I was recently in Frankfurt, going through an exhibit on possessions looted or otherwise acquired by local gentiles and institutions—including the museum holding the exhibition—from local Jews who were deported or exterminated, and I was struck by a descriptive panel early in the exhibition which referred to “religious Jews and those first turned into Jews by the Nazis.”

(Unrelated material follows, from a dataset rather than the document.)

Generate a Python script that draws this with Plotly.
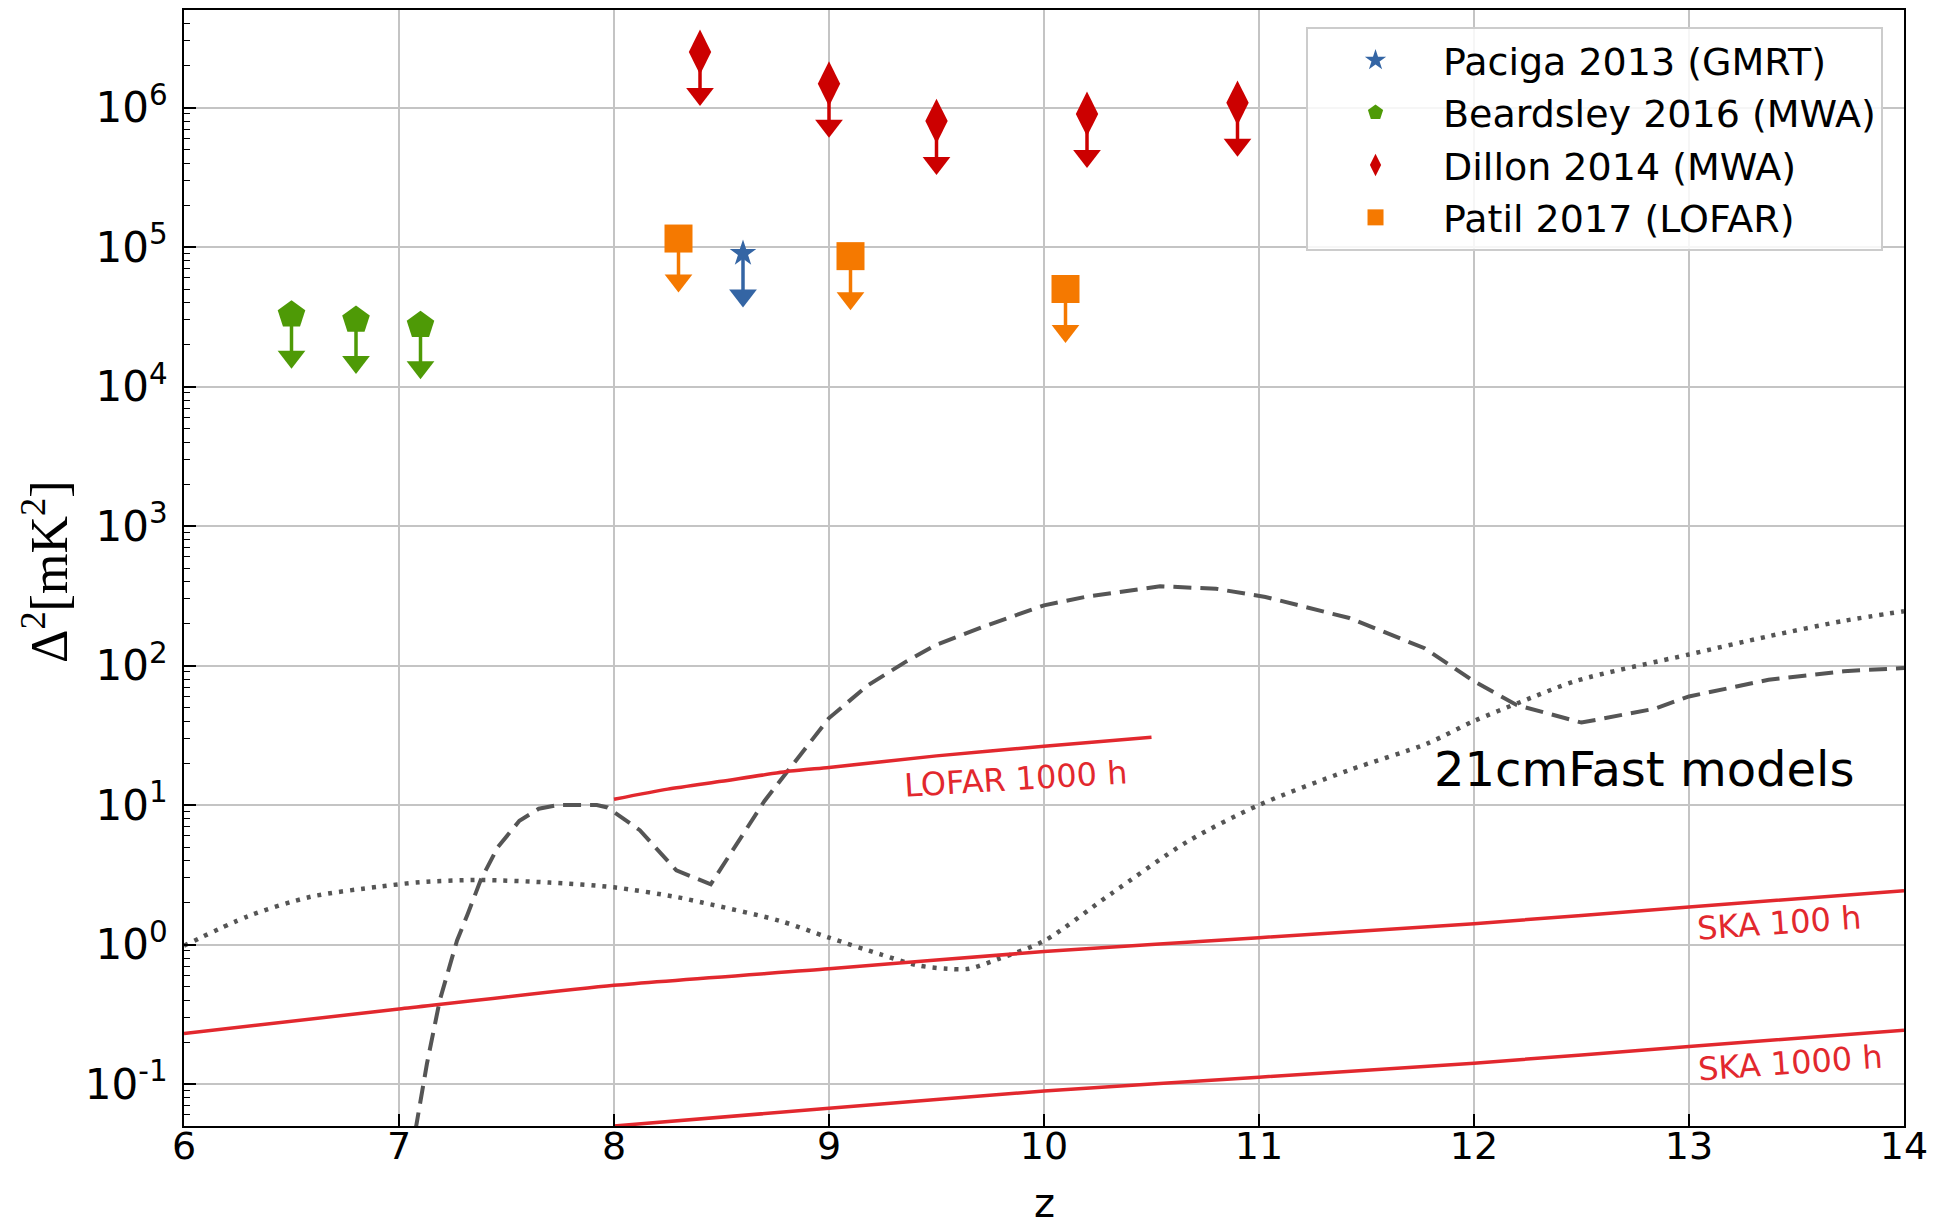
import plotly.graph_objects as go

# ---------------- data ----------------
# Upper limits on the 21cm power spectrum
paciga_z = [8.6]
paciga_d2 = [9.0e4]

beardsley_z = [6.5, 6.8, 7.1]
beardsley_d2 = [3.27e4, 3.0e4, 2.75e4]

dillon_z = [8.4, 9.0, 9.5, 10.2, 10.9]
dillon_d2 = [2.5e6, 1.48e6, 8.0e5, 9.0e5, 1.08e6]

patil_z = [8.3, 9.1, 10.1]
patil_d2 = [1.15e5, 8.6e4, 5.0e4]

# 21cmFast models
model_a_z = [7.00, 7.05, 7.08, 7.13, 7.19, 7.27, 7.32, 7.38, 7.46, 7.56, 7.65, 7.74,
             7.92, 7.97, 8.12, 8.29, 8.45, 8.70, 8.82, 9.00, 9.18, 9.36, 9.50, 9.72,
             10.00, 10.19, 10.54, 10.80, 11.03, 11.42, 11.77, 12.00, 12.20, 12.50,
             12.84, 13.00, 13.37, 13.72, 14.00]
model_a_d2 = [0.02, 0.04, 0.05, 0.14, 0.4, 1.07, 1.66, 2.9, 5.0, 7.7, 9.4, 10.0,
              10.0, 9.6, 6.6, 3.4, 2.7, 10.7, 18.5, 42, 72, 107, 141, 190,
              270, 310, 370, 355, 310, 219, 133, 77, 52, 39,
              49, 60, 79, 91, 96]

model_b_z = [6.00, 6.30, 6.59, 6.91, 7.10, 7.38, 7.70, 8.00, 8.29, 8.41, 8.77, 9.00,
             9.24, 9.41, 9.55, 9.65, 9.79, 10.00, 10.31, 10.67, 11.00, 11.42, 11.78,
             12.00, 12.22, 12.48, 13.00, 13.37, 13.72, 14.00]
model_b_d2 = [0.98, 1.6, 2.2, 2.6, 2.8, 2.9, 2.78, 2.57, 2.19, 2.0, 1.48, 1.12,
              0.85, 0.71, 0.67, 0.67, 0.79, 1.06, 2.3, 5.5, 10, 17.8, 27.5,
              40, 55, 78, 120, 162, 209, 245]

# Sensitivity curves
lofar_z = [8.0, 8.25, 8.5, 8.82, 9.0, 9.5, 10.0, 10.5]
lofar_d2 = [11.0, 13.0, 14.8, 17.5, 18.6, 22.5, 26.4, 30.6]

ska100_z = [6, 7, 8, 9, 10, 11, 12, 13, 14]
ska100_d2 = [0.23, 0.345, 0.51, 0.67, 0.89, 1.12, 1.41, 1.86, 2.43]

ska1000_z = [8, 9, 10, 11, 12, 13, 14]
ska1000_d2 = [0.05, 0.067, 0.089, 0.112, 0.141, 0.186, 0.243]

y_tickvals = [1e-1, 1e0, 1e1, 1e2, 1e3, 1e4, 1e5, 1e6]
y_ticktext = ["10<sup>-1</sup>", "10<sup>0</sup>", "10<sup>1</sup>", "10<sup>2</sup>",
              "10<sup>3</sup>", "10<sup>4</sup>", "10<sup>5</sup>", "10<sup>6</sup>"]
x_tickvals = [6, 7, 8, 9, 10, 11, 12, 13, 14]
x_range = [6, 14]

x_title = "z"
y_title = "Δ<sup>2</sup>[mK<sup>2</sup>]"

# ---------------- styling ----------------
BLUE = "#3465a4"
GREEN = "#4e9a06"
DRED = "#cc0000"
ORANGE = "#f57900"
LRED = "#e2282e"
GREY = "#555555"
FONT = "DejaVu Sans"
LIM_FRAC = 0.5  # upper-limit arrow extends to half the value

fig = go.Figure()

# model and sensitivity lines (drawn first, under the markers)
fig.add_trace(go.Scatter(x=model_a_z, y=model_a_d2, mode="lines", showlegend=False,
                         line=dict(color=GREY, width=4, dash="18px,9px")))
fig.add_trace(go.Scatter(x=model_b_z, y=model_b_d2, mode="lines", showlegend=False,
                         line=dict(color=GREY, width=4.5, dash="4px,7px",
                                   shape="spline", smoothing=0.8)))
fig.add_trace(go.Scatter(x=lofar_z, y=lofar_d2, mode="lines", showlegend=False,
                         line=dict(color=LRED, width=3.5, shape="spline", smoothing=0.6)))
fig.add_trace(go.Scatter(x=ska1000_z, y=ska1000_d2, mode="lines", showlegend=False,
                         line=dict(color=LRED, width=3.5, shape="spline", smoothing=0.6)))
# this one lives on the twin x axis that carries the tick labels (same range)
fig.add_trace(go.Scatter(x=ska100_z, y=ska100_d2, mode="lines", showlegend=False,
                         xaxis="x2",
                         line=dict(color=LRED, width=3.5, shape="spline", smoothing=0.6)))


def add_limits(z, v, name, color, symbol, size):
    # marker with arrow shaft (error bar pointing down)
    fig.add_trace(go.Scatter(
        x=z, y=v, mode="markers", name=name, legendgroup=name,
        marker=dict(color=color, symbol=symbol, size=size, line=dict(width=0)),
        error_y=dict(type="data", symmetric=False, array=[0] * len(v),
                     arrayminus=[val * LIM_FRAC for val in v],
                     color=color, thickness=3.5, width=0),
    ))
    # arrow head
    fig.add_trace(go.Scatter(
        x=z, y=[val * (1 - LIM_FRAC) for val in v], mode="markers",
        legendgroup=name, showlegend=False,
        marker=dict(color=color, symbol="triangle-down", size=24, line=dict(width=0)),
    ))


add_limits(paciga_z, paciga_d2, "Paciga 2013 (GMRT)", BLUE, "star", 20)
add_limits(beardsley_z, beardsley_d2, "Beardsley 2016 (MWA)", GREEN, "pentagon", 29)
add_limits(dillon_z, dillon_d2, "Dillon 2014 (MWA)", DRED, "diamond-tall", 32)
add_limits(patil_z, patil_d2, "Patil 2017 (LOFAR)", ORANGE, "square", 28)

# text labels
fig.add_annotation(x=9.87, y=1.19, text="LOFAR 1000 h", showarrow=False, textangle=-3.5,
                   font=dict(family=FONT, size=32, color=LRED))
fig.add_annotation(x=13.42, y=0.157, text="SKA 100 h", showarrow=False, textangle=-4,
                   font=dict(family=FONT, size=32, color=LRED))
fig.add_annotation(x=13.47, y=-0.851, text="SKA 1000 h", showarrow=False, textangle=-4,
                   font=dict(family=FONT, size=32, color=LRED))
fig.add_annotation(x=12.79, y=1.258, text="21cmFast models", showarrow=False,
                   font=dict(family=FONT, size=48, color="black"))

# axis titles
fig.add_annotation(xref="paper", yref="paper", x=0.5, y=-0.0690, text=x_title,
                   showarrow=False, xanchor="center", yanchor="middle",
                   font=dict(family=FONT, size=40, color="black"))
fig.add_annotation(xref="paper", yref="paper", x=-0.0808, y=0.4964, text=y_title,
                   showarrow=False, xanchor="center", yanchor="middle", textangle=-90,
                   font=dict(family="Liberation Serif", size=52, color="black"))

fig.update_layout(
    width=1945, height=1229,
    margin=dict(l=184, r=41, t=10, b=103),
    paper_bgcolor="white", plot_bgcolor="white",
    font=dict(family=FONT, color="black"),
    legend=dict(x=0.9878, y=0.9848, xanchor="right", yanchor="top",
                bgcolor="rgba(255,255,255,0.85)", bordercolor="#cccccc", borderwidth=2,
                font=dict(family=FONT, size=38, color="black"),
                itemwidth=125, tracegroupgap=6, traceorder="normal"),
    xaxis2=dict(range=x_range, overlaying="x", anchor="free", position=0.0054,
                side="bottom", tickvals=x_tickvals, ticks="", showline=False,
                showgrid=False, zeroline=False, automargin=False,
                tickfont=dict(family=FONT, size=38, color="black")),
)

fig.update_xaxes(
    selector=dict(overlaying=None),
    range=x_range, tickvals=x_tickvals, ticks="inside", ticklen=12, tickwidth=1.5,
    tickcolor="black", showline=True, linecolor="black", linewidth=2, mirror=True,
    showgrid=True, gridcolor="#c4c4c4", gridwidth=1.5, zeroline=False, automargin=False,
    showticklabels=False,
)
fig.update_yaxes(
    type="log", range=[-1.301, 6.699], tickvals=y_tickvals, ticktext=y_ticktext,
    ticks="inside", ticklen=12, tickwidth=1.5, tickcolor="black",
    minor=dict(ticks="inside", ticklen=6, tickwidth=1, tickcolor="black", dtick="D1",
               showgrid=False),
    showline=True, linecolor="black", linewidth=2, mirror=True, automargin=False,
    showgrid=True, gridcolor="#c4c4c4", gridwidth=1.5, zeroline=False,
    tickfont=dict(family=FONT, size=42), ticklabelstandoff=6,
)

fig.write_html("out.html")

I had never before seen that framing of identity, but it immediately struck home, because that was essentially my mother’s story. Her family were Viennese socialists who dismissed religion as medieval superstition. I am not going to call them “assimilated,” because that word suggests they were somehow less Viennese than their socialist, atheist friends whose ancestors were Catholic. It is like the suggestion that someone in the United States who has one African and seven European great-grandparents is “passing” if she says she is European. It is letting the racists set the terms, and I won’t do that. I cannot deny the power or harm of the racist taxonomies, but I can point out that they are racist and refuse to use them.

My father grew up in Brooklyn, and was far more affected by antisemitism than my mother, the refugee from Nazi Vienna. For her, the racists were the Nazis. For him, they were the kids on his block. And, to make it messier, those kids weren’t unhyphenated Americans. They were all from families of recent immigrants, and when he went off to Washington Square College, he described the student body as “Jewish, Italian, Latin American, Greek, almost all Mediterraneans of one kind or another—and an occasional Christian blond, whom we tended to think of and speak of as the ‘white men’.”

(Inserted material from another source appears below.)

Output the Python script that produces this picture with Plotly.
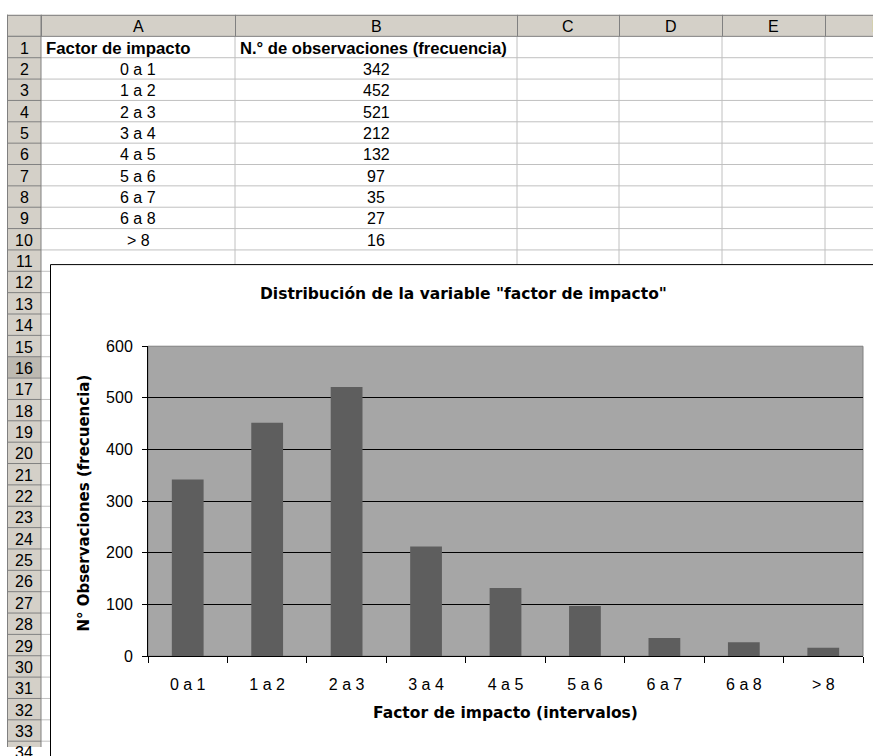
import plotly.graph_objects as go

# ---- data ----
categorias = ["0 a 1", "1 a 2", "2 a 3", "3 a 4", "4 a 5", "5 a 6", "6 a 7", "6 a 8", "> 8"]
frecuencias = [342, 452, 521, 212, 132, 97, 35, 27, 16]
columnas = ["A", "B", "C", "D", "E", "F"]
encabezado_a = "Factor de impacto"
encabezado_b = "N.° de observaciones (frecuencia)"
titulo = 'Distribución de la variable "factor de impacto"'
titulo_x = "Factor de impacto (intervalos)"
titulo_y = "N° Observaciones (frecuencia)"

W, H = 873, 756


def px(x):
    return x / W


def py(y):
    return 1 - y / H


# ---- sheet geometry (pixels) ----
col_edges = [7, 41, 235, 517, 619, 722, 825, 928]
hdr_top, hdr_bot = 7, 29
row_h = 21.85
n_rows = 35
row_edges = [hdr_bot + i * row_h for i in range(n_rows + 1)]

HDR_FILL = "#d4d0c8"
HDR_LINE = "#808080"
GRID = "#c0c0c0"

shapes = []


def rect(x0, y0, x1, y1, fill="rgba(0,0,0,0)", line=None, width=1):
    shapes.append(dict(type="rect", xref="paper", yref="paper",
                       x0=px(x0), x1=px(x1), y0=py(y1), y1=py(y0),
                       fillcolor=fill,
                       line=dict(color=line or "rgba(0,0,0,0)", width=width if line else 0),
                       layer="below"))


def seg(x0, y0, x1, y1, color, width=1):
    shapes.append(dict(type="line", xref="paper", yref="paper",
                       x0=px(x0), x1=px(x1), y0=py(y0), y1=py(y1),
                       line=dict(color=color, width=width), layer="below"))


# cell gridlines
for y in row_edges[1:]:
    seg(41, y, W, y, GRID)
for x in col_edges[2:]:
    seg(x, hdr_bot, x, H, GRID)

# column header band
rect(7, hdr_top, W + 5, hdr_bot, fill=HDR_FILL)
seg(7, hdr_top + 0.5, W, hdr_top + 0.5, HDR_LINE)
seg(7, hdr_bot, W, hdr_bot, HDR_LINE)
for x in col_edges[:-1]:
    seg(x + 0.5, hdr_top, x + 0.5, hdr_bot, HDR_LINE)

# row header band
rect(7, hdr_bot, 41, H, fill=HDR_FILL)
rect(7, row_edges[15], 41, row_edges[16], fill="#bdb9b1")
seg(7.5, hdr_top, 7.5, H, HDR_LINE)
seg(41, hdr_top, 41, H, HDR_LINE)
for y in row_edges:
    seg(7, y, 41, y, HDR_LINE)

# chart area and plot area backgrounds
rect(50.5, 262.5, W + 20, H + 20, fill="white", line="black")
rect(148, 346, 863, 663, fill="#a6a6a6", line="#808080")

annotations = []


def text(x, y, s, size=16, bold=False, anchor="center", family="Liberation Sans, Arial, sans-serif",
         angle=0):
    annotations.append(dict(xref="paper", yref="paper", x=px(x), y=py(y), text=s,
                            showarrow=False, xanchor=anchor, yanchor="middle",
                            textangle=angle,
                            font=dict(family=family, size=size, color="black",
                                      weight="bold" if bold else "normal")))


# column letters
for i, c in enumerate(columnas):
    text((col_edges[i + 1] + col_edges[i + 2]) / 2, (hdr_top + hdr_bot) / 2 + 1, c)

# row numbers
for r in range(1, n_rows):
    text(24, (row_edges[r - 1] + row_edges[r]) / 2 + 1, str(r))

# table contents
y1 = (row_edges[0] + row_edges[1]) / 2 + 1
text(44, y1, encabezado_a, size=16.8, bold=True, anchor="left")
text(238, y1, encabezado_b, size=16.6, bold=True, anchor="left")
for i, (cat, val) in enumerate(zip(categorias, frecuencias)):
    yc = (row_edges[i + 1] + row_edges[i + 2]) / 2 + 1
    text(138, yc, cat)
    text(376, yc, str(val))

# chart titles
CH_FONT = "DejaVu Sans, Verdana, sans-serif"
text(463, 293, titulo, size=15.5, bold=True, family=CH_FONT)
text(505, 721, titulo_x, size=15.5, bold=True, family=CH_FONT)
text(84, 507, titulo_y, size=15, bold=True, family=CH_FONT, angle=-90)

fig = go.Figure(go.Bar(x=categorias, y=frecuencias, width=0.4,
                       marker=dict(color="#5e5e5e", line=dict(width=0))))

tick_font = dict(family="Liberation Sans, Arial, sans-serif", size=16, color="black")

fig.update_layout(
    width=W, height=H,
    margin=dict(l=0, r=0, t=0, b=0),
    paper_bgcolor="white",
    plot_bgcolor="rgba(0,0,0,0)",
    showlegend=False,
    shapes=shapes,
    annotations=annotations,
    xaxis=dict(domain=[px(148), px(863)], type="category", range=[-0.5, 8.5],
               showgrid=False, showline=True, linecolor="black", linewidth=1,
               ticks="outside", tickson="boundaries", ticklen=6, tickcolor="black",
               tickfont=tick_font, ticklabelstandoff=14, zeroline=False),
    yaxis=dict(domain=[py(663), py(346)], range=[0, 600], dtick=100,
               showgrid=True, gridcolor="black", gridwidth=1,
               showline=True, linecolor="black", linewidth=1,
               ticks="outside", ticklen=5, tickcolor="black",
               tickfont=tick_font, ticklabelstandoff=6, zeroline=False),
)

fig.write_html("out.html")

Meanwhile, my mother grew up thoroughly Viennese, daughter of two physicians, one of whom was also a concert-quality pianist, immersed in Mozart, Goethe, the earthy Viennese street dialect, and the certainty that she was at the cultural center of the universe. Her childhood foods weren’t latkes and gefilte fish; they were schnitzel, Kaiserschmarrn, and pastries slathered in whipped cream. When the Nazis labeled her a Jew, that changed the course of her life but didn’t change how she thought about herself. She felt rejected by Vienna and often referred to herself not as Viennese but as European, but her views remained thoroughly Viennese, and socialist, and atheist.

When I graduated high school, one of my college applications had a line asking my religion. Being less sure than my mother, I wrote “agnostic.” That was fine with her, but not with my father. He said, “That’s not what they’re asking,” and told the story of applying to the Brooklyn Athletic Club, responding to the question of religion by saying “atheist,” and having the young man behind the desk smirk and write, “Jew.”

So I’m here communing with the ghost of Julian Tuwim, who insisted he was Polish because he liked to be, and Jewish because Hitler was killing millions of Jews. That formulation bothers me, and makes sense to me. It’s not my formulation, and I have problems with a lot of what Tuwim wrote, both politically and aesthetically. But that essay suggested some different ways of framing these subjects, made me wrestle with some new questions, and helped me clarify my own thinking.

It also led me to study Tuwim’s life and work, which among other things suggested what his response would be to my disagreements: one of his most famous compositions is titled “A Poem Wherein the Author Politely but Firmly Requests a Multitude of Fellows to Kiss His Ass.” (There is a nice modern cabaret version — and yes, the list of “fellows,” includes both antisemites and Jews.)

And lastly… in case there aren’t already enough ironic notes in this story… the Lonely Planet guide cheerfully reports that there is a local custom of rubbing the nose of Tuvim’s statue for luck. The nose.